- Theatrical released poster
- Directed by: Dean Murphy
- Written by: Stewart Faichney Dean Murphy
- Produced by: Thomas Augsberger
- Starring: Paul Hogan Michael Caton
- Cinematography: Roger Lanser Sean McClory
- Edited by: Peter Carrodus
- Music by: Dale Cornelius
- Distributed by: Becker
- Release date: 22 April 2004;
- Running time: 100 minutes
- Country: Australia
- Language: English
- Box office: $3 million

= Strange Bedfellows (2004 film) =

2004 film by Dean Murphy

Strange Bedfellows is a 2004 Australian buddy comedy film directed by Dean Murphy and starring Paul Hogan and Michael Caton as heterosexual men who pass themselves off as a gay couple in order to get financial benefits from the government. A stage musical based on the film ran at the Princess Theatre in Melbourne.

==Plot==
In the small Australian town of Yackandandah, Vince owns the local cinema and several other businesses, and is having trouble paying his taxes because his ex-wife got everything. The news of a new tax benefit for homosexual couples gives Vince an idea: he and best friend Ralph, a mechanic, can claim to be a couple and receive the benefits. Two complications develop: because of a careless mail delivery person, the postmaster sees their application for benefits and tells one person, and soon the whole town knows. Also, the national government is sending an investigator to make sure the men's relationship is legitimate.
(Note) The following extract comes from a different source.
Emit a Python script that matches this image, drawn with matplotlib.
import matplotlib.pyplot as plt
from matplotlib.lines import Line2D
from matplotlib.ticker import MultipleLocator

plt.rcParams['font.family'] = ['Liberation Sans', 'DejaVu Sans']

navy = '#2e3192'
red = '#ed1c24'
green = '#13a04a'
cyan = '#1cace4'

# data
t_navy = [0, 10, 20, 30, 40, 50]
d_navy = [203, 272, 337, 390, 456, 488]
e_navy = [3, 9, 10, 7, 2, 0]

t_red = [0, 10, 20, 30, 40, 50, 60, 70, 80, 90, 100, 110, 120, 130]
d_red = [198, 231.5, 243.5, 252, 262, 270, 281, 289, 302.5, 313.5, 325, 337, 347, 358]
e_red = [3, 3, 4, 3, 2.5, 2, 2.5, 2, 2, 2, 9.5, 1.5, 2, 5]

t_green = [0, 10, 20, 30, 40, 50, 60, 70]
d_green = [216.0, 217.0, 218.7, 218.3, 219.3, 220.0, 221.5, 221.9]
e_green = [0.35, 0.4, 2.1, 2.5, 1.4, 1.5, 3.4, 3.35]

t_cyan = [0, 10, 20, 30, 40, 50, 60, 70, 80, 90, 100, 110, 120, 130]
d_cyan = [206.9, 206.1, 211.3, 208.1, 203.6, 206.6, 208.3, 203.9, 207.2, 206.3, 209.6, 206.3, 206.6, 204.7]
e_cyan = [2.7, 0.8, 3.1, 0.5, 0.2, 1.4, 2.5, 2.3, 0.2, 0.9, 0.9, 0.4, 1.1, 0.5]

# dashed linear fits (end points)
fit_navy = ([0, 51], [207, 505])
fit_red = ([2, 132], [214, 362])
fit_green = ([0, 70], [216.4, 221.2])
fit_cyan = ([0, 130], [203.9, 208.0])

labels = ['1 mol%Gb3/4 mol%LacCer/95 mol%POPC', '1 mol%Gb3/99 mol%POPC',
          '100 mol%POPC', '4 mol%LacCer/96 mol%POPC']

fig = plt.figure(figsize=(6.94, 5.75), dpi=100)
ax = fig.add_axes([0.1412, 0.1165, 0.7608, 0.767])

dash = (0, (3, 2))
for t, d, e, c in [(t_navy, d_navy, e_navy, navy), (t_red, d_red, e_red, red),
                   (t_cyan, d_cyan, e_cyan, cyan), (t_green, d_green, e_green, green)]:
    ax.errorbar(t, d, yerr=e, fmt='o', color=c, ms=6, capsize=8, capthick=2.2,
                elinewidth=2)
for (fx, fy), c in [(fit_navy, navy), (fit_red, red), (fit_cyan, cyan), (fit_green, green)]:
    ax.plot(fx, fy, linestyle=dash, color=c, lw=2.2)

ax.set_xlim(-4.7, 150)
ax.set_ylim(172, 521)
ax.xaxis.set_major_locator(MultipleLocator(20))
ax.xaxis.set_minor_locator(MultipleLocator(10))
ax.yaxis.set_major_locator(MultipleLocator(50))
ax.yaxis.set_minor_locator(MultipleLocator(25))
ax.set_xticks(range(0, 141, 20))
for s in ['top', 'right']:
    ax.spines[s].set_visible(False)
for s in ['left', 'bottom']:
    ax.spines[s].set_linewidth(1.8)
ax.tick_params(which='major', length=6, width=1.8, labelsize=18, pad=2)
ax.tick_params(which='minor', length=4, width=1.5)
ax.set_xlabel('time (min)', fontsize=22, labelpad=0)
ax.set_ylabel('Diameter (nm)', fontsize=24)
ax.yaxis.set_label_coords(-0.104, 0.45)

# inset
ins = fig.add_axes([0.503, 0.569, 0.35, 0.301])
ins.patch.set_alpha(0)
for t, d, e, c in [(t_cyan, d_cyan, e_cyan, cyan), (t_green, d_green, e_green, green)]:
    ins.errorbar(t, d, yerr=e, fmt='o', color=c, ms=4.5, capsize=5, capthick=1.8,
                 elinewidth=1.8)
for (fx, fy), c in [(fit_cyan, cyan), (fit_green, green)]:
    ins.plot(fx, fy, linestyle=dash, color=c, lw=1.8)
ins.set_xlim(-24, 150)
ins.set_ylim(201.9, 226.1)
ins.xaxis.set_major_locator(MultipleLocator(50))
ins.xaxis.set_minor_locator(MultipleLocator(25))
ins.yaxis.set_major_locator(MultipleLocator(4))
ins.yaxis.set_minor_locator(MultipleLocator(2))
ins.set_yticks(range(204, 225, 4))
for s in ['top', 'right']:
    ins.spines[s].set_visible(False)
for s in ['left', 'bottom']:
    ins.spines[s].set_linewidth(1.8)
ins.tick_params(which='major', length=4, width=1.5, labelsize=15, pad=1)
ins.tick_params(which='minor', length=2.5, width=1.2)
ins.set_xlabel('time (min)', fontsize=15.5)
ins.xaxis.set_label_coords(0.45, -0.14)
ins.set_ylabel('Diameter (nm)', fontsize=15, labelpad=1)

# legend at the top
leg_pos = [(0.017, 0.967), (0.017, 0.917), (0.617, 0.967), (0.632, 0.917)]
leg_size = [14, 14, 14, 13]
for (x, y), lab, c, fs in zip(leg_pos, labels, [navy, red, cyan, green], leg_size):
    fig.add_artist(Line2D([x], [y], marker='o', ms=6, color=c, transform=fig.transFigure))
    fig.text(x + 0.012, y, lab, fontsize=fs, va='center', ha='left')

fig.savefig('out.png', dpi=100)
Vince and Ralph take lessons in passing as gay from hairdresser Eric. They also visit Sydney and spend time at a gay club.
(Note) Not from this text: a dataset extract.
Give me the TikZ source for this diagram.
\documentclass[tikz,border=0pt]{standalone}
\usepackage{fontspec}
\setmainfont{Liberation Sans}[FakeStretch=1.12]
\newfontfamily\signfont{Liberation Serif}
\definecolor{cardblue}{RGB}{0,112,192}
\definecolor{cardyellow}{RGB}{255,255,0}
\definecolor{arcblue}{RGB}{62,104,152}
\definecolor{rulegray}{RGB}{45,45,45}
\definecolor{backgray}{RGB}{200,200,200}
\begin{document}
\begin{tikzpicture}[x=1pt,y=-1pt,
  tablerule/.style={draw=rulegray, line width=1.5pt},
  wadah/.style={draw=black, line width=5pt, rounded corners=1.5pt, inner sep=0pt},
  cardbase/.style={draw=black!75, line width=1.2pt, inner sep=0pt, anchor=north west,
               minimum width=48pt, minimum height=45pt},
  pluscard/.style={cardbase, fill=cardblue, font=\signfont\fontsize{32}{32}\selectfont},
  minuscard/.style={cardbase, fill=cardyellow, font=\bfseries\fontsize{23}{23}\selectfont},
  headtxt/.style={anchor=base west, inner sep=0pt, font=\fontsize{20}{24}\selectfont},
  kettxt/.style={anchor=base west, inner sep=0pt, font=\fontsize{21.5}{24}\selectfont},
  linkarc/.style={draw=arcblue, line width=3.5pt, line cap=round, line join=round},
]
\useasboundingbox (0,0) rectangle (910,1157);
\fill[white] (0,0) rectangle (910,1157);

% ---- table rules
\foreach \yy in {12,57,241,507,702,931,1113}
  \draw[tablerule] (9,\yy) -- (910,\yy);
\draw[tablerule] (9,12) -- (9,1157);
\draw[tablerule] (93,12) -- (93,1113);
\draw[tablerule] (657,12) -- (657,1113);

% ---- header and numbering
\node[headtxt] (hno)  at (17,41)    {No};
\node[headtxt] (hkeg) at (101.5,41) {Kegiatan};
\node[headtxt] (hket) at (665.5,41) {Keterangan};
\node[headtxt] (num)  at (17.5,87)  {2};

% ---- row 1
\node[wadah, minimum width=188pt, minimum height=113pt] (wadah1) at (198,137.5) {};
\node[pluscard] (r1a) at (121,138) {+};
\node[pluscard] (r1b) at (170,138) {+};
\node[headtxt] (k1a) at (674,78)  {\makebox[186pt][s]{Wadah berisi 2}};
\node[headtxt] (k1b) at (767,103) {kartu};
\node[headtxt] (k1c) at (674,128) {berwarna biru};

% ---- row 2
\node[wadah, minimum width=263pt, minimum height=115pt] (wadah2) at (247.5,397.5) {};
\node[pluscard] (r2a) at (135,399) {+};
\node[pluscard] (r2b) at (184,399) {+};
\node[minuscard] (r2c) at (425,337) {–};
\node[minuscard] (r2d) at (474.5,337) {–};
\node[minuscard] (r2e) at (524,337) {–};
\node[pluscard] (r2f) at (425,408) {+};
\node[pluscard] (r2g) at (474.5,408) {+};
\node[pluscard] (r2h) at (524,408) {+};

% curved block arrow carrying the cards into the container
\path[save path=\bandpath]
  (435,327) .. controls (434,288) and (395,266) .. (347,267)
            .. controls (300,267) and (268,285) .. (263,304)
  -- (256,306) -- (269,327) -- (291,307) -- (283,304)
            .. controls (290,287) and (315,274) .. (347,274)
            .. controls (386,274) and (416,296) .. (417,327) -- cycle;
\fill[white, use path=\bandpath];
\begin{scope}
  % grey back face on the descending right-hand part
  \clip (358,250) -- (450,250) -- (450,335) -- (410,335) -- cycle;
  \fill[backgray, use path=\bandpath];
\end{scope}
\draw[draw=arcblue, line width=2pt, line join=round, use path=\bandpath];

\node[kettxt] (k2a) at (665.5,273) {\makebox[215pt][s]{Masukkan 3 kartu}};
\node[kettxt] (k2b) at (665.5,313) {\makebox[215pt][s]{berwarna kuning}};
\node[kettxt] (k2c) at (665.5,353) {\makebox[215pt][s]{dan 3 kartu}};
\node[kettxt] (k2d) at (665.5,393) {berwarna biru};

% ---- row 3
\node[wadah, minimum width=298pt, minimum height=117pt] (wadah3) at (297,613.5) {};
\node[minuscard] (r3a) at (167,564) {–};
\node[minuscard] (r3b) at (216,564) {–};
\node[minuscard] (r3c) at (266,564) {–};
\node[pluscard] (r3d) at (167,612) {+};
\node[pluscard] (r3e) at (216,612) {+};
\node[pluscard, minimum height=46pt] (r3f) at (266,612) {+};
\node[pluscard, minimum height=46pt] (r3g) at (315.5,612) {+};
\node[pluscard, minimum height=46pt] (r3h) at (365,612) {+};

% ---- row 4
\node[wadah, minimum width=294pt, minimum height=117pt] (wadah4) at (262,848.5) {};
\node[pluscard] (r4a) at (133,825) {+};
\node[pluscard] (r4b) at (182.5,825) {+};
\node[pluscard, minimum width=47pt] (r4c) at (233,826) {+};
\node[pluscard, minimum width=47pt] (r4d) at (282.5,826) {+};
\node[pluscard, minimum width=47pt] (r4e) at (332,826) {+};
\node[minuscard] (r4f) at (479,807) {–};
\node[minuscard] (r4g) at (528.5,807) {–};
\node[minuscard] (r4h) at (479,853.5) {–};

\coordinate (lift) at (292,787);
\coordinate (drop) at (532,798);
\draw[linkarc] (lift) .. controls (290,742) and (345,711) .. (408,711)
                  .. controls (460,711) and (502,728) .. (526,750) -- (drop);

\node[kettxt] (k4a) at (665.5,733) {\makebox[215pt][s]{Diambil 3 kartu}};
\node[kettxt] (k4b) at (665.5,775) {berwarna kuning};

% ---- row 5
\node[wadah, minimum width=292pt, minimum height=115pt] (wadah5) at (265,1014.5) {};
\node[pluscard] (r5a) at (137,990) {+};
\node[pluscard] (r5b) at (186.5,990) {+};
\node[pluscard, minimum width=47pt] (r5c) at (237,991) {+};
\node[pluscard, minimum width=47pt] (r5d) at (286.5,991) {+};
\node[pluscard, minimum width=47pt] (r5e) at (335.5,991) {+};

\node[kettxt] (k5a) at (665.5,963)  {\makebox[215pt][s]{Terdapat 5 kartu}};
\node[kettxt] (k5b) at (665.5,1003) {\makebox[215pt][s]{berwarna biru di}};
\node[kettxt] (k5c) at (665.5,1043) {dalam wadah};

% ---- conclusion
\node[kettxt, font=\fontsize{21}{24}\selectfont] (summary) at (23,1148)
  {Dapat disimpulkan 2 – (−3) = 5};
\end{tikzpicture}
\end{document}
Russell, the investigator, shows up early, and so does Ralph's daughter Carla, who wants to introduce Peta, her girlfriend. It turns out that while Ralph is not gay, Carla is. Ralph and Vince redecorate Ralph's house and complete their interview, and they attend the local Fireman's Ball. Since Russell is there, Ralph and Vince have to continue their charade. Also, their friends from Sydney's gay club show up. Ralph makes a big speech about how his relationship with Vince is no one's business, and that their friends from out of town are normal people despite how they look. Carla is shocked by what her father has done, though Peta is pleased to learn about Ralph.
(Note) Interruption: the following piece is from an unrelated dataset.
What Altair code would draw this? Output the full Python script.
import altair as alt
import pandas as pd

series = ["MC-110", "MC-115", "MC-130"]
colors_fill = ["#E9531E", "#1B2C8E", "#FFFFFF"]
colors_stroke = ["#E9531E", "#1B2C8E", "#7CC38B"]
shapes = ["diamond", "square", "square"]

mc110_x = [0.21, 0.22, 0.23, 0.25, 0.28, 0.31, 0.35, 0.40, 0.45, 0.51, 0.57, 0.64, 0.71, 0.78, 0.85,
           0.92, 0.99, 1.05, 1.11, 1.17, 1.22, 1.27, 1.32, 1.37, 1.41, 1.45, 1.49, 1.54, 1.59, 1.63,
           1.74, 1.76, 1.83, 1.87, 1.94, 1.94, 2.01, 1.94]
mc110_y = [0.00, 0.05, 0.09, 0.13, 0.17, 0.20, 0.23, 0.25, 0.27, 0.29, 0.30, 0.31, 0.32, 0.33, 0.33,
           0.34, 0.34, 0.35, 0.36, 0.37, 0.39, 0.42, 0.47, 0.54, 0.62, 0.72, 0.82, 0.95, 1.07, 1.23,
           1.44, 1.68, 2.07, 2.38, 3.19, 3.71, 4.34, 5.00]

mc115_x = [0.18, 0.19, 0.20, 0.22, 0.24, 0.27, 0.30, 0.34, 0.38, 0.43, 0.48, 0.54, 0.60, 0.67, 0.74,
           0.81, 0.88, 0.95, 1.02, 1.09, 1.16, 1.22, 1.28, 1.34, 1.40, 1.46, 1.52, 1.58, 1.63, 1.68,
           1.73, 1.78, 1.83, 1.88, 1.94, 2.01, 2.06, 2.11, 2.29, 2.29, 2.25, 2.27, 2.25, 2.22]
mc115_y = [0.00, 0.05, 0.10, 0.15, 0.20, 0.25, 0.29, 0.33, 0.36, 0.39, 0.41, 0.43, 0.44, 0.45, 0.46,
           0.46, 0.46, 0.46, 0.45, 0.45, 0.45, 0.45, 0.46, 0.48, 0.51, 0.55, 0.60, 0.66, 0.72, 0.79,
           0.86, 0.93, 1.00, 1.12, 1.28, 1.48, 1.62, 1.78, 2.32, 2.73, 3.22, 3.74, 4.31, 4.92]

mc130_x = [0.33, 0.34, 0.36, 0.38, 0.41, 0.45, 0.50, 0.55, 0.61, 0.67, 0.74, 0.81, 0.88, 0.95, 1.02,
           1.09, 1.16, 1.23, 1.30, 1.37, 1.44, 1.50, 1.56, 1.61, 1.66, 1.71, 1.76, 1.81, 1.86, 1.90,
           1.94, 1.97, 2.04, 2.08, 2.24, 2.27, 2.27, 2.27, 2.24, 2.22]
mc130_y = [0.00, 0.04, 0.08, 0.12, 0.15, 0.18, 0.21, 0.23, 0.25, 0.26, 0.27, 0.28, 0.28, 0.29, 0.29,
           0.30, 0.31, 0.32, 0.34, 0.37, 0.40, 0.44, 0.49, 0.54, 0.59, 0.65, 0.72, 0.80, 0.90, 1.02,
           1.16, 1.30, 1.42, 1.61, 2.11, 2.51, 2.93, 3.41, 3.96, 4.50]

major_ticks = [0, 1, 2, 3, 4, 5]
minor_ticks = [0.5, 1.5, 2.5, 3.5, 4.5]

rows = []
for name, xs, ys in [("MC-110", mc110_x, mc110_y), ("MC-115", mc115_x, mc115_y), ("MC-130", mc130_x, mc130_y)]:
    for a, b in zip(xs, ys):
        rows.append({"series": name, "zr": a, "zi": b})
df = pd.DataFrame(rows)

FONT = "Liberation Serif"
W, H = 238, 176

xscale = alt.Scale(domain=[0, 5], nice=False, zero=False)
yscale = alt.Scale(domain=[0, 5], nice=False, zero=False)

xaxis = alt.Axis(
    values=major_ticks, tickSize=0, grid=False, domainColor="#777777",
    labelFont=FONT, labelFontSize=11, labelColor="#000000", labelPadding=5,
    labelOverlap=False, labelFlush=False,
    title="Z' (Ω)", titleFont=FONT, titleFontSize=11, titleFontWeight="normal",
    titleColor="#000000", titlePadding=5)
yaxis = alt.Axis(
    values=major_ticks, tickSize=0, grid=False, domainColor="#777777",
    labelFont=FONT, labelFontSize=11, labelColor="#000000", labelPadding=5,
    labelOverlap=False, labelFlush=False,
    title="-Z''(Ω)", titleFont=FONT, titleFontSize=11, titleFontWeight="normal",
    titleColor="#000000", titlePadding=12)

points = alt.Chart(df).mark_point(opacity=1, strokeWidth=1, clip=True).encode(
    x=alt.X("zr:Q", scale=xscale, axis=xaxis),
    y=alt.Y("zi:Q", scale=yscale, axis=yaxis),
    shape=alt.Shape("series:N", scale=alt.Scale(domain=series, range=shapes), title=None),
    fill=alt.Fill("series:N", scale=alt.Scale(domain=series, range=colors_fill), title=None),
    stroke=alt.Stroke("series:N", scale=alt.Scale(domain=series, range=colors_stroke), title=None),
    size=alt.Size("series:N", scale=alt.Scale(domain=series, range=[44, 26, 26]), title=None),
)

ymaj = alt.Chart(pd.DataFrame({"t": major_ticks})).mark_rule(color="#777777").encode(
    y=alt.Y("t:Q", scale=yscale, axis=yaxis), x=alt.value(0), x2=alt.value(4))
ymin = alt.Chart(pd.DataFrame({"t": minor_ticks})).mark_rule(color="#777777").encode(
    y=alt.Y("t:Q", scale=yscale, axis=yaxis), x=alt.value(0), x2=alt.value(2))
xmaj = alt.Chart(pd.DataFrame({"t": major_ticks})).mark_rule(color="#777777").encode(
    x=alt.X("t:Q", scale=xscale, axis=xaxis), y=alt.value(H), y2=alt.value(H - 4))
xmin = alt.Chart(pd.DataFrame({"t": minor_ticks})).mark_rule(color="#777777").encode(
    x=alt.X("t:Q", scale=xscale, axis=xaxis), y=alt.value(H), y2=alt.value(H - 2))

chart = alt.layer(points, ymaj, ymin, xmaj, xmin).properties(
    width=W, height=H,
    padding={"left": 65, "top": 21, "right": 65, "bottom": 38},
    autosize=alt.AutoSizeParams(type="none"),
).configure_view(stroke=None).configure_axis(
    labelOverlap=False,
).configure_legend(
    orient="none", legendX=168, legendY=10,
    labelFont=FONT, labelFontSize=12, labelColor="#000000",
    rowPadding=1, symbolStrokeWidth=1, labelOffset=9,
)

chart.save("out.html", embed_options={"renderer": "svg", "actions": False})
Russell tells the men he was not convinced in the interview, but he believes they are good people with a special relationship and should not be treated like criminals.

==Cast==
- Paul Hogan as Vince Hopgood
- Michael Caton as Ralph Williams
- Pete Postlethwaite as Russell McKenzie
- Glynn Nicholas as Eric
- Roy Billing as Fred Coulson
- Alan Cassell as Stan Rogers
- Shane Withington as Father Xavier Delaney
- Paula Duncan as Yvonne Philpot
- Monica Maughan as Faith
- Kestie Morassi as Carla
- Stewart Faichney as Sergeant Jack Jenkins
- Lucy Rechnitzer as Peta
- Rob Carlton as Monique

==Alleged plagiarism==
A very similar plot was later used in the American film I Now Pronounce You Chuck and Larry (2007), generating accusations that Chuck and Larry was a clone of Strange Bedfellows. In November 2007 the producers of Strange Bedfellows initiated legal action against Universal Pictures for copyright violation. The suit was withdrawn in April 2008 after the producers of Strange Bedfellows received an early draft of Chuck and Larry that predated their film, thus satisfying that they had not been plagiarised.

==Reception==
===Box office===
Strange Bedfellows grossed $4,816,495 at the box office in Australia, which represented over 40% of the entire box office for Australian films for 2004. The film was awarded the Film Finance Corporation Australia IF Award for Box Office Achievement.

===Critical response===
The Sydney Morning Herald took a negative view of the film, concluding that "[Paul] Hogan's "ordinary bloke" humour was originally based on the fact that he once was one. He still plays the same character, but with less and less conviction."

On review aggregator Rotten Tomatoes the film has a score of 80% based on 5 reviews, with a 6.7/10 average rating.